Poll: 66% of Israelis want Netanyahu to leave politics, 85% support Oct. 7 probe
Bennett favorite by far to lead potential right-wing dream team, survey finds; 37% of PM’s voters think he shouldn’t seek reelection; 66% think Haredim must serve in IDF
Some two-thirds of Israelis believe Prime Minister Benjamin Netanyahu should leave politics and not seek reelection, according to a television poll published on Friday, after a tense week in Israeli politics following the High Court’s history ruling on drafting ultra-Orthodox yeshiva students into the military.
The poll cemented former prime minister Naftali Bennett’s standing as the leader of a potential new rightwing alliance. It also indicated that a majority of Israelis support Haredi conscription along with an investigation into the failures of October 7.
Sixty-six percent of poll respondents said Netanyahu should not compete in the next elections, compared with 27% who thought he should, and 7% who don’t know.
Among voters for parties in the premier’s right-religious bloc, 37% opposed Netanyahu’s seeking reelection, though 53% said they think Israel’s longest-serving leader should stay in office, Channel 12 said.
Two polls in the past week found that the elections would be upended by a faction led by four of Netanyahu’s former proteges: ex-prime minister Naftali Bennett, Yisrael Beytenu party leader Avigdor Liberman, New Hope party leader Gideon Sa’ar and former Mossad chief Yossi Cohen.
Surveys from Channel 12 and Channel 13 found such a formation could pick up the largest number of Knesset seats in an election; the channels’ polls awarded the party 25 and 33 seats, respectively, of the Knesset’s 120.
In Channel 12’s Friday poll, Bennett emerged as by far the favorite to lead the right-wing dream team. The former prime minister was considered the preferred leader by 30% of respondents to the Channel 12 survey, including 50% of opposition voters.
Liberman and Cohen followed with 10% each, and Sa’ar picked up 4% support. The remaining respondents said they either did not know or favored none of the options.
Bennett, who retired from politics in 2022 after the demise of his uneasy, diverse coalition, has hinted at a return. He received a boost when a recent Channel 12 poll found that respondents considered the former premier to be better-suited than Netanyahu to the job.
Asked whether a state commission of inquiry should be formed to probe failures leading up to Hamas’s October 7 massacre, 85% of respondents said yes, 6% said no, and 9% said they didn’t know. Among Netanyahu’s supporters, the percentage of respondents calling for a probe was only slightly lower, at 76%, 11%, and 12%, respectively.

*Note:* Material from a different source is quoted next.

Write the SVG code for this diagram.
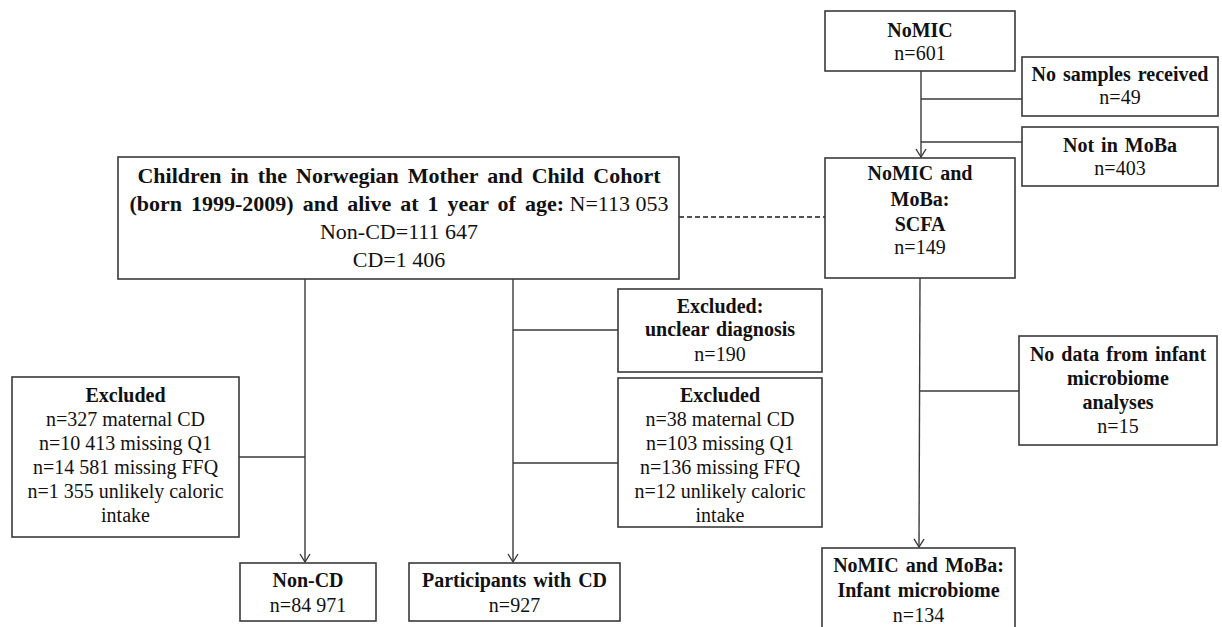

The High Court of Justice on Friday gave the state until July 28 to explain why it hasn’t yet formed a state commission of inquiry into Israel’s failures leading up to Hamas’s October 7 massacre and the subsequent war in Gaza.
The government has insisted that the probe waits until the end of the war. Members of the government have largely refused to accept responsibility for failures leading up to the shock assault, which saw thousands of terrorists storm southern Israel to kill nearly 1,200 people and take over 250 hostages, sparking the war in Gaza.
Attorney General Gali Baharav-Miara recently called out Netanyahu over his efforts to legislate alternatives to a state commission of inquiry. Such commissions are headed by retired High Court justices, and Netanyahu is said to want to forestall a commission headed by former Chief Justice Esther Hayut, a harsh critic of the government’s contentious judicial overhaul.
Baharav-Miara ordered the army on Tuesday to begin drafting 3,000 ultra-Orthodox yeshiva students after the High Court decided against their community-wide exemption from military service.
The decision has stoked tensions in the coalition, as secular members have been infuriated by their religious colleagues’ insistence on the exemption even as reservists are called to serve longer due to the war in Gaza. However, threats to the government’s stability have thus far not materialized.
In the wake of the High Court’s exemption ruling, Channel 12’s Friday poll found that 66% of respondents — including a majority of Netanyahu supporters — said that ultra-Orthodox yeshiva students must enlist, compared with 24% who disagreed, and 10% who didn’t know.
The poll was conducted by Midgam in cooperation with iPanel. The network did not provide a margin of error or say how many respondents were surveyed.